We are sharing this story with our contacts in the media and we hope they educate the public and IRS about the severity of this problem. We also hope the media coverage helps brokers make the right decisions going forward. Together, we can get the IRS to not match cost-basis 1099-Bs. Brokers and the IRS care about their customers and they should do the right thing in this case.


It's unfair to blame this cost-basis reporting mess on brokers alone.
The IRS was late in communicating its new cost-basis reporting detailed rules. Brokers and accounting industry groups didn't realize the IRS would require a brand new complicated Form 8949 until it was too late to properly address it this tax season.
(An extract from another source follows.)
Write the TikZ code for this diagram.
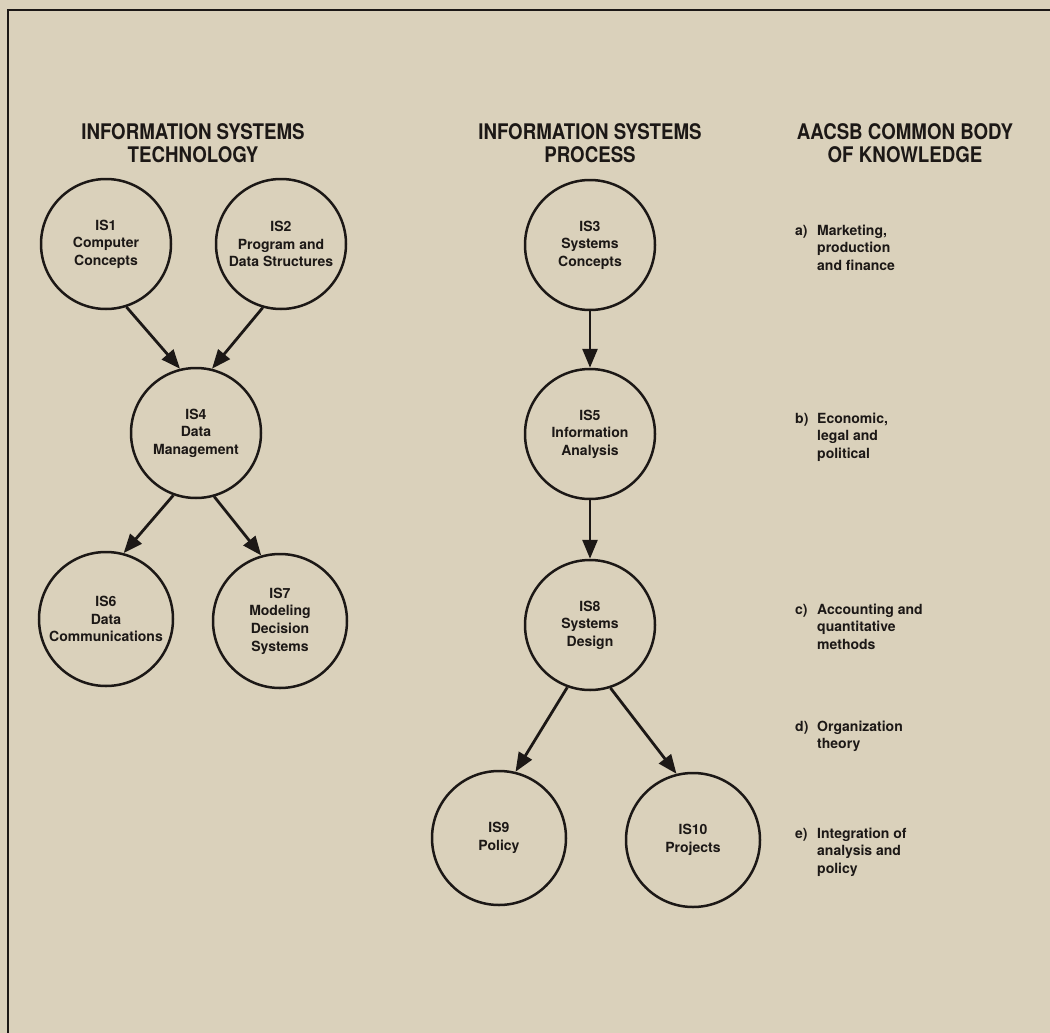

Form 8949 with Parts A, B and C, for covered, non-covered and other was difficult for brokers to conceive. The IRS should have communicated it very early on and given brokers standards for reporting. It's very clear this cost-basis reporting was poorly managed. The pressure of tax season deadlines was also a contributing factor.


There are two types of problems — one is unacceptable and the other one can be wiped away.
Many brokers botched wash sales loss deferrals. There are no excuses, except that wash sale rules are very complicated and poorly designed by the IRS. In some situations, leading brokers are reporting several hundred thousand dollar wash sales, when traders didn't have more than one quarter of that amount to lose in the first place. It's doesn't make sense. The errors we are noticing are unacceptable. The IRS can't fix that type of error. If taxpayers file wash sales reported by some brokers, many will significantly over pay their tax bills. Consult with our firm and use TradeLog software to help in this situation.


Even when brokers report wash sales as best they can, the figure still is not 100% correct, because wash sale analysis must be calculated across all your brokerage accounts, including IRAs. No one broker can do that now.


Form 8949 reconciliations don't have to be a problem if the IRS looks the other way.
If the IRS turns off its (assumed) matching program for new cost-basis 1099-Bs, then we will be less concerned with this huge discrepancy problem. Again, we need the brokerage industry and media's help in getting this relief for taxpayers from the IRS. If we blame brokers, they may go into their shells and not help us. Our goal is to turn off the IRS computers on this matching program to prevent it from sending out TP-2000 notices to potentially millions of taxpayers over 1099-B and Form 8949 matching errors. Those audits could be very painful and protracted.


File extensions and skip the dance.
Everyone agrees: File valid extensions and let the dust settle on this huge mess before filing actual tax returns with Form 8949. We expect brokers to issue corrected 1099s and we hope the IRS reverses course too.


You don't want a refund that you later have to repay the IRS with interest and taxes. You also don't want to pay taxes now that you don't owe. Plus, you don't want to do this crazy dance of reconciling with botched 1099-Bs when we expect brokers to fess up and fix this mess later on.